In the episode of the paralytic at Capernaum (cf. Mt 9:1-7; Mk 2:1-12; Lk 5:17-26) the Gospels recount that Jesus, before healing the man, forgave him his sins, which scandalized some of the scribes present. Jesus wanted to reveal explicitly that he was sent by the Father to heal man integrally, in spirit and in body, and that the deepest human paralysis is unseen, a paralysis caused by sin, from which only God can set us free. At the same time Jesus reveals fully man to himself: he reveals the paralytic to himself by reminding him of his transcendent dignity. In manifesting himself as the Son of the merciful Father who forgives our sins, Jesus sets before us the full meaning of human life, our relationship with the Almighty. The healing of physical paralysis becomes the sign of new life in our refound dignity as sons and daughters of God.

The Church’s charitable activity, like that of Christ, could never be limited to assisting people’s material needs, however urgent and immediate those needs might be. A humanitarian assistance which would habitually prescind from its Christian identity, adapting a "neutral" approach seeking to please everyone, would risk, even in cases where it obtained its immediate goals, failing to offer men and women a fine service consonant with their full dignity. Thus, even without wishing to do so, they would eventually foster in those whom they assist a materialistic mentality which the latter would then bring to other relationships and to their approach to social issues. In a word: the Church must not only practice charity, but practice it as Christ did.

4. Helping to see the poor as our brothers and sisters

Caritas Internationalis, in its daily encounter with human needs and forms of poverty, recognizes the urgency of defending and promoting the rights of the poor, also vis-à-vis international authorities. Within the terms of the agency’s particular share in the Church’s mission and its specific mandate as a canonical public person, when carried out in communion with the Church’s rightful pastors, such advocacy enriches the Church. Nonetheless, there is another level of service which is prior to and more important than that which concerns public authorities. It involves appealing in a convincing and respectful way to the minds and hearts of believers and all persons of good will, enabling them to see the poor as their brothers and sisters. This is what the Servant of God Pope Paul VI had in mind he insisted that the task of Caritas is primarily educational. Ideologies both liberal and collectivist, while containing aspects of truth borrowed from Christianity, have led to disillusionment because they promised a paradise on earth. The fact is that paradise will never be attained in history, yet we must constantly commit ourselves responsibly to the service of our brothers and sisters. At the root of all forms of poverty are selfishness and indifference, which express themselves politically above all in corruption. Caritas Internationalis and the national and local Caritas agencies do immense good when they help persons and communities to lovingly acknowledge the presence of our brothers and sisters in need, which is the presence of Christ himself (cf. Mt 25:31-46); when they trouble consciences and help people to realize the importance of evangelical sharing, whether by personal initiatives or in cooperation with the Church’s organized charitable activity. To reveal the faces of our brothers and sisters, to help Christians and all people of goodwill to care for their needs as if they were their own, and to demand the full recognition of their dignity: this is the fundamental commitment of Caritas Internationalis, as well as the goal of that renewed relationship with the agencies of the Holy See which I trust will be the result of the present Assembly.

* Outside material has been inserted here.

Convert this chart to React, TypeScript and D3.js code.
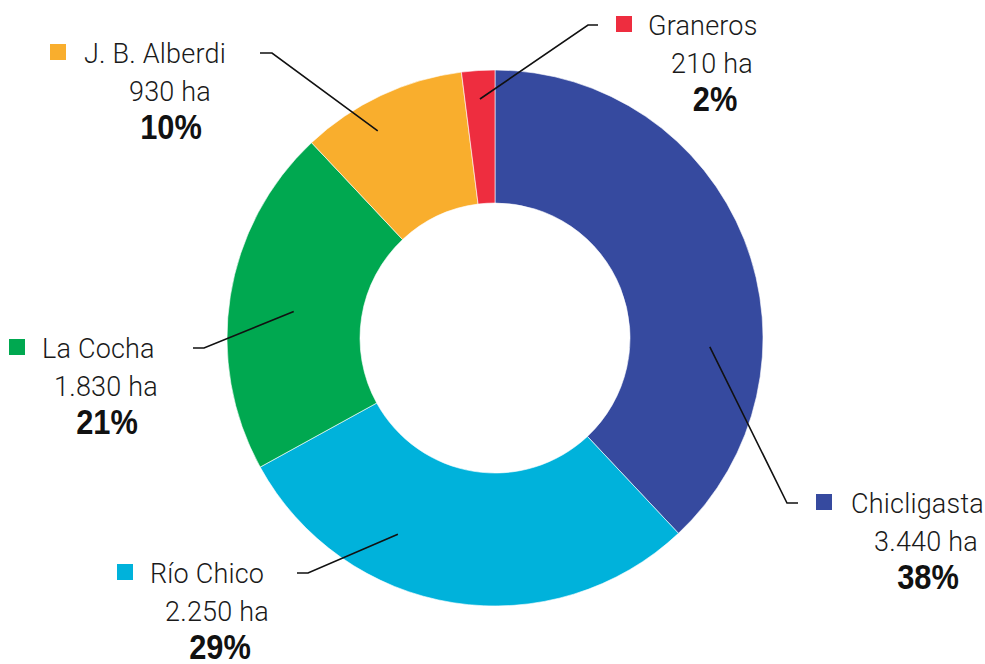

5. The ultimate aim of the Assembly

"Do not let your hearts be troubled … Lord we do not know where you are going… I am the way the truth and the life" (Jn 14:1, 5, 6).

To carry out the diaconia of charity in its fullness, to go beyond providing material assistance and defending the rights of the poor, to strive to awaken in all those whom you assist an awareness of their human dignity, and to confirm in Christians and in people of good will a practical sense of fraternity especially with regard to the poor, it is necessary to live in Jesus Christ, who is "the way, the truth and the life", and to be enlivened by his Holy Spirit. This Assembly is not only an occasion for a fraternal encounter and the fulfilment of institutional duties. It is primarily an occasion for a more intense encounter with Christ and for a renewed personal commitment to serve our brothers and sisters in the spirit of Christ. We find Christ in his Word and in the Bread of Life, in personal prayer and in the sacraments; we also find him, and we share his life with others, in the activities of Caritas and the Caritas family, as a distinctive part of the Church. The sacraments, the Word and diaconia are all essential elements of the Church’s life and that of individual Christians. Thanks to these elements we will be able to take the "place" prepared for us by Christ in the Father’s house, but only if we have loved our brothers and sisters as Jesus taught us.

6. Good wishes and a prayer in the name of the Holy Father

This, dear friends, is my hope for you, personally and in your families, and for your service to the Church and in Caritas. Above all, however, I have the joy of conveying the greetings and assuring your of the spiritual closeness of our Holy Father, Pope Benedict XVI. He chose to devote his first Encyclical to Christian charity, and, especially in its second part, to the exercise of that charity by the Church as a community of love. He attentively follows your progress and he accompanies you with his prayers, entrusting these intentions to the maternal intercession of the Blessed Virgin Mary and to the prayers of Blessed John Paul II, who erected Caritas Internationalis as a public canonical person. May those prayers obtain for all present, and for all those taking part in the work of this Assembly, efficacious and enduring fruits of charity and peace.